The new government established trading outposts near Anahuac along the Trinity River and the Brazos River. They also began the first English-language newspaper ever published in Texas. The Texas Republican lasted only one month, August 1819.

Long also contacted Jean Lafitte, who ran a large smuggling operation on Galveston Island. His letter suggested that the new government establish an admiralty court at Galveston, and offered to appoint Lafitte governor of Galveston. Unbeknownst to Long, Lafitte was actually a Spanish spy. While making numerous promises-and excuses-to Long, Lafitte gathered information about the expedition and passed it on to Spanish authorities. By July 16, the Spanish Consul in New Orleans had warned the viceroy in Mexico City that "I am fully persuaded that the present is the most serious expedition that has threatened the Kingdom".

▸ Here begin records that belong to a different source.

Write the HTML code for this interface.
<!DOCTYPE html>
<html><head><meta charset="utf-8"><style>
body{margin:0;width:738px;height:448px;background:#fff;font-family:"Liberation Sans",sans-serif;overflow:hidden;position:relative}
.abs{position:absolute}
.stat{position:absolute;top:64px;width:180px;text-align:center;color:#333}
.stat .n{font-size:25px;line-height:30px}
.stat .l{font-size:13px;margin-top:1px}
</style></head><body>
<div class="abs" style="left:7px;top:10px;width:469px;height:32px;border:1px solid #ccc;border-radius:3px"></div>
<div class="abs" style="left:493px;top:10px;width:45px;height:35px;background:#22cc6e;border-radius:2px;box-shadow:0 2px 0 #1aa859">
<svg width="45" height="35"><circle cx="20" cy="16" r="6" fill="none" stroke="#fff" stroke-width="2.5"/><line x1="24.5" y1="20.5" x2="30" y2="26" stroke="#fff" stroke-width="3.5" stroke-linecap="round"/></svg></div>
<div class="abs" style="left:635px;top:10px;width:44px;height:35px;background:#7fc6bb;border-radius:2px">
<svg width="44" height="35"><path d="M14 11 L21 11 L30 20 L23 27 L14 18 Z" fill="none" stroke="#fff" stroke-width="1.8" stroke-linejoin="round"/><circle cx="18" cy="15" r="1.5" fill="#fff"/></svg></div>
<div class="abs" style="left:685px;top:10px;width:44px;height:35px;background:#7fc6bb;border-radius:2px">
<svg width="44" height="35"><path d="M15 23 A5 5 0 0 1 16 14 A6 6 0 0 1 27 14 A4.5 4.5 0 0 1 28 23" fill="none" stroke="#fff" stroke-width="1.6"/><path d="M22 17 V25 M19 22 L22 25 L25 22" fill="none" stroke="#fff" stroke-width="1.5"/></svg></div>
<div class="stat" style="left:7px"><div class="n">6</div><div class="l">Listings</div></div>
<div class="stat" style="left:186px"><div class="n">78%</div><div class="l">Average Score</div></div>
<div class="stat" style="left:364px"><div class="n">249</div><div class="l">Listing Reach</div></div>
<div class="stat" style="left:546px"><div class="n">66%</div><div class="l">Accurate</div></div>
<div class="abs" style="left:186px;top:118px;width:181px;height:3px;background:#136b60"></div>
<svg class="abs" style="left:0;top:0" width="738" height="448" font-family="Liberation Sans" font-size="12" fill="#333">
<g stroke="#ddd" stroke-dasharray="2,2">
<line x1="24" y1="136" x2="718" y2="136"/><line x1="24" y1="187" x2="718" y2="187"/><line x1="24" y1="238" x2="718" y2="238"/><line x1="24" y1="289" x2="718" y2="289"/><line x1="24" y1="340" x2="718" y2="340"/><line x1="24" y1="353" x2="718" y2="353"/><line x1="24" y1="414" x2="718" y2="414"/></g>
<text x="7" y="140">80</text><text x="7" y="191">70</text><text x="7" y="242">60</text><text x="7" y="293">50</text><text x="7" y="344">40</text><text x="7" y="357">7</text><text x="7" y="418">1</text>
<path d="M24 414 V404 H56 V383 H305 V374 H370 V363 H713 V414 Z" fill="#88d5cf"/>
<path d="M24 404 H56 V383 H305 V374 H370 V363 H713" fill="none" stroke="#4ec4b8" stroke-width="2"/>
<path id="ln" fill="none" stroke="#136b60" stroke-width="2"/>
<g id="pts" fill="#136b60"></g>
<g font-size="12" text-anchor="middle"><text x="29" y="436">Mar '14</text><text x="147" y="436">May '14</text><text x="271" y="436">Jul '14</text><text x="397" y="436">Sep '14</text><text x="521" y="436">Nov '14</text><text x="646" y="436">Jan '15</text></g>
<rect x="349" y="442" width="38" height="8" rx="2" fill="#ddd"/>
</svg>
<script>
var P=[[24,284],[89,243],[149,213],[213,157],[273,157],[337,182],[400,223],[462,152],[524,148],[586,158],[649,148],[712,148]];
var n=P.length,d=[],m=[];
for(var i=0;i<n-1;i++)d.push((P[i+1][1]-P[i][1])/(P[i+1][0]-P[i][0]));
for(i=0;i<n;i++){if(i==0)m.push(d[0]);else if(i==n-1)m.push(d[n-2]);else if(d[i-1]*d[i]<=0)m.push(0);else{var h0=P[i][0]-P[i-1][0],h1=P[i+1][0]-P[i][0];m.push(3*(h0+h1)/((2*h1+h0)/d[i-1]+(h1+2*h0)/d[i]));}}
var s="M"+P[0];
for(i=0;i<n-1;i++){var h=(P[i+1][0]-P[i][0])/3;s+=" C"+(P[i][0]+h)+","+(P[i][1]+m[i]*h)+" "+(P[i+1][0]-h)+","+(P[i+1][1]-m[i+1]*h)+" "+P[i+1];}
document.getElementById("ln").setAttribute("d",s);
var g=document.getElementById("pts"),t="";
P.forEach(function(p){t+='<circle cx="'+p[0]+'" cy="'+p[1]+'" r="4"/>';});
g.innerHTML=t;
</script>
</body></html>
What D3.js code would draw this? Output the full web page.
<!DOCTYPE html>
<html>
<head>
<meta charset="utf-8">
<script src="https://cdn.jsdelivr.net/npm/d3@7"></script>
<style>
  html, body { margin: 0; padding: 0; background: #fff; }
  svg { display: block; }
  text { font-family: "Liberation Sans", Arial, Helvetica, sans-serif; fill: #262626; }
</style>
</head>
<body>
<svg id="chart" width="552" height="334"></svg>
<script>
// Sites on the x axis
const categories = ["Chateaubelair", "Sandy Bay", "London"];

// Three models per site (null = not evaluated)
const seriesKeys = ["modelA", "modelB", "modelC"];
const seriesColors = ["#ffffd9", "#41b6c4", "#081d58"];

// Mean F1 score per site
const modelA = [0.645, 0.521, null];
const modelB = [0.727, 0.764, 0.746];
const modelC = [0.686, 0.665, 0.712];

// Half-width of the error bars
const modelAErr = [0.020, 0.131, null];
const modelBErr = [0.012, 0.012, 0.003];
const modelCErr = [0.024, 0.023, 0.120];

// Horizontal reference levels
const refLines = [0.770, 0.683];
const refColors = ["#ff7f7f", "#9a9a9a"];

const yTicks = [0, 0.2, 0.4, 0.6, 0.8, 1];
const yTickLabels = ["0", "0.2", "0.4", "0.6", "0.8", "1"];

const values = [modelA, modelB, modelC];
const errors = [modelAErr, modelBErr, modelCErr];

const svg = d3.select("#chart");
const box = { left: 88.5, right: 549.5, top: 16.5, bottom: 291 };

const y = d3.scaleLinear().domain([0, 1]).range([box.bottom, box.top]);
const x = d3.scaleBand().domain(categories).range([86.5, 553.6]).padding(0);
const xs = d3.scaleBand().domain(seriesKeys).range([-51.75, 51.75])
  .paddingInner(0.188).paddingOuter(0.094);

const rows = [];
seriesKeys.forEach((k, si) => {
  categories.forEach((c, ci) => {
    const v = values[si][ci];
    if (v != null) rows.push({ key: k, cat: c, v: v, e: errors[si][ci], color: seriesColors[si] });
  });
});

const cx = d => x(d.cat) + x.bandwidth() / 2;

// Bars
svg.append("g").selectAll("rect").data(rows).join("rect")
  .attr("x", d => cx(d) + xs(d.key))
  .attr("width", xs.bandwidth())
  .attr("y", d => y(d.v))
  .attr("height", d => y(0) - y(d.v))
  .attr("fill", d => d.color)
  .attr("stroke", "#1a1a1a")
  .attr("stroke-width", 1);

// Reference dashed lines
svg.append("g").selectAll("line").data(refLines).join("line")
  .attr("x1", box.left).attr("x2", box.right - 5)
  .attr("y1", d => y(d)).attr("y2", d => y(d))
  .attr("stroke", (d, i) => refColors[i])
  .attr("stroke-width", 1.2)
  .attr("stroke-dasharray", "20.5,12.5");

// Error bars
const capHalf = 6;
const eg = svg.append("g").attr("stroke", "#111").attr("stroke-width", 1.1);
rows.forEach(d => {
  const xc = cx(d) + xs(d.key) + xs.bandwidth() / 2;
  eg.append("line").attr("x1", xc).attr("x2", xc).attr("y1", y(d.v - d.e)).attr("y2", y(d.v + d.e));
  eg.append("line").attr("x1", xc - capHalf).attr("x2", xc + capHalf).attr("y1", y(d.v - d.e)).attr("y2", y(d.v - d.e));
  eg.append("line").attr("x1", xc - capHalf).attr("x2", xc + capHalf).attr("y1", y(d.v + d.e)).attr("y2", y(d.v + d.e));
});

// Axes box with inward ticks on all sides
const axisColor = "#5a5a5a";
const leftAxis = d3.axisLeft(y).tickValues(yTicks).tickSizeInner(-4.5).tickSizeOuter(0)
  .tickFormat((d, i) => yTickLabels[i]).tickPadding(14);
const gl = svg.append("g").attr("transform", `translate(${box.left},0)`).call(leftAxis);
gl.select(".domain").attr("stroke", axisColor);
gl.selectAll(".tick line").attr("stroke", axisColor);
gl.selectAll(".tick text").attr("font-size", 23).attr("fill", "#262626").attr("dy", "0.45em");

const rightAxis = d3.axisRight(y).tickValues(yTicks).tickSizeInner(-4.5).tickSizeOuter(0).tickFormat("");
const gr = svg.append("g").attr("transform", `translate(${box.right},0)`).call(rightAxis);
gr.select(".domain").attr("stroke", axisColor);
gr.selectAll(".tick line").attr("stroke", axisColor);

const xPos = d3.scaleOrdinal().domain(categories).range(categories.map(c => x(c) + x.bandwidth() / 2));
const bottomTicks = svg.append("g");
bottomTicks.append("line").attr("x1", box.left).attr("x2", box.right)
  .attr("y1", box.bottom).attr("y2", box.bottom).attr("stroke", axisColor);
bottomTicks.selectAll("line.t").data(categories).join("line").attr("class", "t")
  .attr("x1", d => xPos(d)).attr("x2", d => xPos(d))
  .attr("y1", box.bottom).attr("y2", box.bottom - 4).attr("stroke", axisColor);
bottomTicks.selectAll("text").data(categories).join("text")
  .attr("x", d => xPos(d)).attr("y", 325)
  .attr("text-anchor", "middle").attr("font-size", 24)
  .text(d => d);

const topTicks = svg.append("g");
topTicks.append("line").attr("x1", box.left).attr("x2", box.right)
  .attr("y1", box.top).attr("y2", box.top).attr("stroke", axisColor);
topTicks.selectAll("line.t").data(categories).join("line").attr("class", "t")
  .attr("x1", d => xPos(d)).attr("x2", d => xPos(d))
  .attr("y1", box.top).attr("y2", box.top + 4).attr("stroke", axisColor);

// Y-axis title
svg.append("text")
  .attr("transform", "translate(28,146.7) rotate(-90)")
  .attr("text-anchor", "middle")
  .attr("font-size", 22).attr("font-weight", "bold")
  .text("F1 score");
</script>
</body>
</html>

With Lafitte's lack of assistance, the expedition soon ran low on provisions. Long dispersed his men to forage for food. Discipline began to break down, and many men, including Bowie, returned home. In early October, Lafitte reached an agreement with Long to make Galveston an official port for the new country and name Lafitte governor. Within weeks, 500 Spanish troops arrived in Texas and marched on Nacogdoches. Long and his men withdrew. Over 40 men were captured. Long escaped to Natchitoches, Louisiana. Others fled to Galveston and settled along Bolivar Peninsula.

==1821 expedition==

Long joined the refugees at Bolivar Peninsula on April 6, 1820, with more reinforcements. He continued to raise money to equip a second expedition. Fifty men attempted to join him from the United States, but they were arrested by American authorities as they tried to cross into Texas. The men who had joined Long were disappointed they were paid in scrip, and they gradually began to desert. By December 1820, Long commanded only 50 men.

With the aid of Ben Milam and others, Long revitalized the Supreme Council. He later broke with Milam, and the expedition led an uncertain existence until September 19, 1821, when Long and 52 men marched inland to capture Presidio La Bahía. The town fell easily on October 4, but four days later Long was forced to surrender by Spanish troops under the command of Lieutenant Colonel Ignacio Pérez. He was taken prisoner and sent to Mexico City, where about six months later he was shot and killed by a guard — reportedly bribed to do so by José Félix Trespalacios.